William Huston is the founder and chief investment officer of Bay Street Capital Holdings, a California-based wealth-management firm that invests in the stock market along with a portfolio of small, minority-owned businesses.
Huston’s journey towards establishing Bay Street Capital Holdings started decades earlier when he was a sophomore in college and started a call center in the Philippines, the Guardian reported.
Growing up in Harvest, Alabama, Huston was trained as a classical piano player. His parents were teachers and barely made enough money to support their family. Unfortunately, while Huston was a freshman at Georgia Tech, his dad became disabled, causing the family to struggle with more financial challenges than when he was working as a school principal.
This led him to drop out of Georgia Tech so as to qualify for in-state tuition. According to him, starting a call center came out of a crisis.
“It wasn’t as if I had this master plan – it was more like I had a problem. I had a lot of hubris, though, and that was my business idea,” he said. “I’d read The 4-Hour Workweek by Tim Ferriss. I figured if I could work four hours a week, then I could also be in school and be making money without working.”

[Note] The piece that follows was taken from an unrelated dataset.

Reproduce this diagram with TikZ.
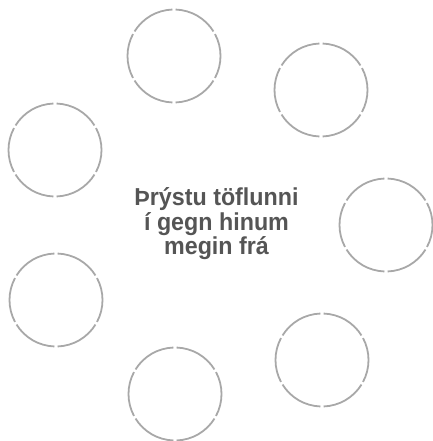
\documentclass[tikz,border=0pt]{standalone}
\usepackage{fontspec}
\setmainfont{Liberation Sans}
\newfontfamily\narrowbold[FakeStretch=0.95]{Liberation Sans Bold}
\begin{document}
\begin{tikzpicture}[x=1pt,y=-1pt,
  ring/.style={circle,minimum size=93pt,inner sep=0pt},
  ringline/.style={draw=ringgray,line width=1.8pt},
  label/.style={font=\narrowbold\fontsize{24.5}{24.5}\selectfont,text=txtgray,align=center}]
\definecolor{ringgray}{HTML}{A8A8A8}
\definecolor{txtgray}{HTML}{555555}
\useasboundingbox (0,0) rectangle (432,441);
\node[ring] (c1) at (174,56) {};
\node[ring] (c2) at (321,90) {};
\node[ring] (c3) at (55,150) {};
\node[ring] (c4) at (386,225) {};
\node[ring] (c5) at (56,300) {};
\node[ring] (c6) at (322,360) {};
\node[ring] (c7) at (175,394) {};
\foreach \c in {c1,c2,c3,c4,c5,c6,c7}{
  \foreach \a in {30,90,...,330}{
    \draw[ringline] (\c.center) ++(\a+1.9:46.5) arc[start angle=\a+1.9, end angle=\a+58.1, radius=46.5];
  }
}
\node[label] (t) at (216.5,224) {Þrýstu töflunni\\í gegn hinum\\megin frá};
\end{tikzpicture}
\end{document}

Huston hired one person in the Philippines and later recruited additional staff, making 12. “I was in Georgia, going to financial advisers, saying: ‘Hey, you need clients. I have a call center. We’ll call the clients. They’ll come to you and they’ll use your services,’” he said.
In 2018, Huston made a switch from call centers to start a fund. According to him, the switch started when he started to have a crisis of conscience where a lot of his employees, including him, were always sick because they were working at odd hours.
“A lot of people were having miscarriages,” he said. “I didn’t like this lifestyle that relied on people working hours that were not natural. So I started over, with a smaller call center in El Salvador, and I registered for an LLC.
“The team was working for my own fund, not other people’s companies. We’re not calling thousands of people a day like we were doing before. They’re entirely focused on the investment group.”